Systèmes alimentaires durables et commande publique : des inquiétudes sur l'aboutissement d'une nouvelle réglementation européenne

Le projet de règlement européen sur les systèmes alimentaires durables de l’Union européenne prévu dans le cadre de la stratégie “De la ferme à la table”, n’apparaît pas dans le programme de travail de la Commission européenne pour 2024. Ce règlement devait intégrer des éléments sur la commande publique et le cas échéant sur l’information et la traçabilité. Les conditions et le tempo de sa mise à l’agenda restent peu clairs, ce qui représente un motif d’inquiétude pour nos territoires en attente de décision permettant de soutenir une commande publique responsable et durable “nouvelle génération” en matière d’alimentation. Un travail se poursuit entre plusieurs organisations pour affiner une proposition technique en ce sens.
Des attentes fortes de France urbaine vis-à-vis du projet de règlement en cours d'élaboration
Aux côtés d'autres réseaux français, parmi lesquels l'Association des maires de France, Un Plus bio, Agores mais également belges (Manger Demain), France urbaine souhaite faire de ce règlement le support d'une commande publique nouvelle génération et permettre ainsi de porter un regard nouveau sur les directives européennes sur les marchés publics. L'absence du projet de règlement dans le programme de travail de la Commission européenne pour 2024 constitue un signal préoccupant quant à la suite donnée à une démarche innovante et ambitieuse qui mettait l'accent sur l'alimentation comme enjeu de santé globale (“one health”).
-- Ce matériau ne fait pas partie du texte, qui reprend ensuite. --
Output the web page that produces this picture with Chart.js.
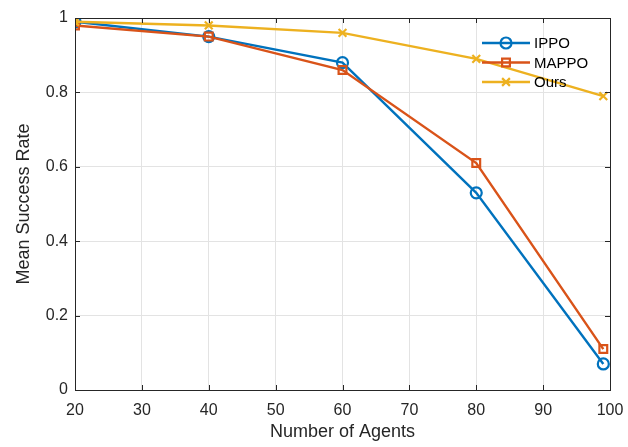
<!DOCTYPE html>
<html>
<head>
<meta charset="utf-8">
<script src="https://cdn.jsdelivr.net/npm/chart.js@4/dist/chart.umd.min.js"></script>
<style>
  html, body { margin: 0; padding: 0; background: #fff; }
  #wrap { width: 628px; height: 447px; }
</style>
</head>
<body>
<div id="wrap"><canvas id="myChart" width="628" height="447"></canvas></div>
<script>
// data
const agents = [20, 40, 60, 80, 99];
const ippo  = [0.99, 0.95, 0.88, 0.53, 0.07];
const mappo = [0.98, 0.95, 0.86, 0.61, 0.11];
const ours  = [0.99, 0.98, 0.96, 0.89, 0.79];
const seriesNames = ['IPPO', 'MAPPO', 'Ours'];

const colIPPO  = '#0072BD';
const colMAPPO = '#D95319';
const colOurs  = '#EDB120';
const axisCol  = '#262626';
const fontFam  = '"Liberation Sans", Arial, Helvetica, sans-serif';

function toPoints(ys) {
  return agents.map((a, i) => ({ x: a, y: ys[i] }));
}

// box around the axes + ticks pointing inwards (matlab style)
const boxPlugin = {
  id: 'box',
  afterDraw(chart) {
    const ctx = chart.ctx;
    const a = chart.chartArea;
    const xs = chart.scales.x, ys = chart.scales.y;
    const len = 5;
    ctx.save();
    ctx.strokeStyle = axisCol;
    ctx.lineWidth = 1;
    ctx.strokeRect(a.left + 0.5, a.top + 0.5, a.right - a.left, a.bottom - a.top);
    ctx.beginPath();
    xs.ticks.forEach(t => {
      const px = Math.round(xs.getPixelForValue(t.value)) + 0.5;
      ctx.moveTo(px, a.bottom); ctx.lineTo(px, a.bottom - len);
      ctx.moveTo(px, a.top); ctx.lineTo(px, a.top + len);
    });
    ys.ticks.forEach(t => {
      const py = Math.round(ys.getPixelForValue(t.value)) + 0.5;
      ctx.moveTo(a.left, py); ctx.lineTo(a.left + len, py);
      ctx.moveTo(a.right, py); ctx.lineTo(a.right - len, py);
    });
    ctx.stroke();
    ctx.restore();
  }
};

// legend with a short line + marker for every series
const lineLegend = {
  id: 'lineLegend',
  afterDraw(chart) {
    const ctx = chart.ctx;
    const x0 = 482, x1 = 530, tx = 534;
    let y = 43;
    ctx.save();
    ctx.font = '15px ' + fontFam;
    ctx.textBaseline = 'middle';
    chart.data.datasets.forEach(ds => {
      ctx.strokeStyle = ds.borderColor;
      ctx.lineWidth = ds.borderWidth;
      ctx.beginPath();
      ctx.moveTo(x0, y); ctx.lineTo(x1, y);
      ctx.stroke();
      ctx.fillStyle = 'rgba(255,255,255,0)';
      ctx.strokeStyle = ds.borderColor;
      ctx.lineWidth = ds.pointBorderWidth;
      Chart.helpers.drawPoint(ctx, {
        pointStyle: ds.pointStyle,
        radius: ds.pointRadius,
        borderWidth: ds.pointBorderWidth,
        rotation: 0
      }, (x0 + x1) / 2, y);
      ctx.fillStyle = '#000';
      ctx.fillText(ds.label, tx, y + 1);
      y += 19.5;
    });
    ctx.restore();
  }
};

function makeSet(name, ys, col, style, order) {
  return {
    label: name,
    data: toPoints(ys),
    borderColor: col,
    backgroundColor: 'rgba(255,255,255,0)',
    pointBorderColor: col,
    pointBackgroundColor: 'rgba(255,255,255,0)',
    borderWidth: 2.4,
    pointRadius: 5.5,
    pointBorderWidth: 2.2,
    pointStyle: style,
    tension: 0,
    order: order
  };
}

const ctx = document.getElementById('myChart').getContext('2d');
const myChart = new Chart(ctx, {
  type: 'line',
  data: {
    datasets: [
      makeSet(seriesNames[0], ippo, colIPPO, 'circle', 3),
      makeSet(seriesNames[1], mappo, colMAPPO, 'rect', 2),
      makeSet(seriesNames[2], ours, colOurs, 'crossRot', 1)
    ]
  },
  options: {
    responsive: false,
    animation: false,
    layout: { padding: { top: 18, right: 18, left: 0, bottom: 0 } },
    plugins: {
      legend: { display: false },
      tooltip: { enabled: false }
    },
    scales: {
      x: {
        type: 'linear',
        min: 20, max: 100,
        grid: { color: '#e3e3e3', drawTicks: false },
        border: { display: false },
        ticks: { stepSize: 10, padding: 11, color: axisCol, font: { family: fontFam, size: 16 } },
        title: { display: true, text: 'Number of Agents', color: axisCol, padding: { top: 2 },
                 font: { family: fontFam, size: 18 } },
        afterFit(s) { s.height = 57; s.paddingLeft = 0; s.paddingRight = 0; }
      },
      y: {
        min: 0, max: 1,
        grid: { color: '#e3e3e3', drawTicks: false },
        border: { display: false },
        ticks: {
          stepSize: 0.2, padding: 7, color: axisCol, font: { family: fontFam, size: 16 },
          callback: v => (Math.round(v * 10) / 10).toString()
        },
        title: { display: true, text: 'Mean Success Rate', color: axisCol,
                 padding: { top: 13, bottom: 0 },
                 font: { family: fontFam, size: 18 } },
        afterFit(s) { s.width = 75; s.paddingTop = 0; s.paddingBottom = 0; }
      }
    }
  },
  plugins: [boxPlugin, lineLegend]
});
</script>
</body>
</html>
Une mutation du cadre de la commande publique - à rebours des idées reçues, un cadre juridique insuffisant facilitant
Les travaux se poursuivent au niveau technique pour penser un cadre renouvelé et facilitant pour l'achat public. Classiquement, trois arguments sont opposés pour nier l'utilité d'une évolution du cadre réglementaire :
- celui le plus classiquement invoqué est que les outils existants offrent suffisamment de souplesse et de marges de manœuvre, et qu’il suffirait simplement de choisir les bons critères et les bonnes spécifications (droit de visite des exploitations, saisonnalités, produits bruts) ou d'allotir les marchés pour atteindre l’objectif recherché ;
- en complément à cette agilité contractuelle, il conviendrait en deuxième lieu de soutenir l'accès des producteurs à la commande publique en facilitant leur structuration aussi bien sur la logistique que sur la réponse aux appels d'offre, le cas échéant via la mise en place de plateformes ;
- dernier argument, le critère local ne serait pas pertinent au fond, et serait formellement exclu au nom du principe de libre accès à la commande publique.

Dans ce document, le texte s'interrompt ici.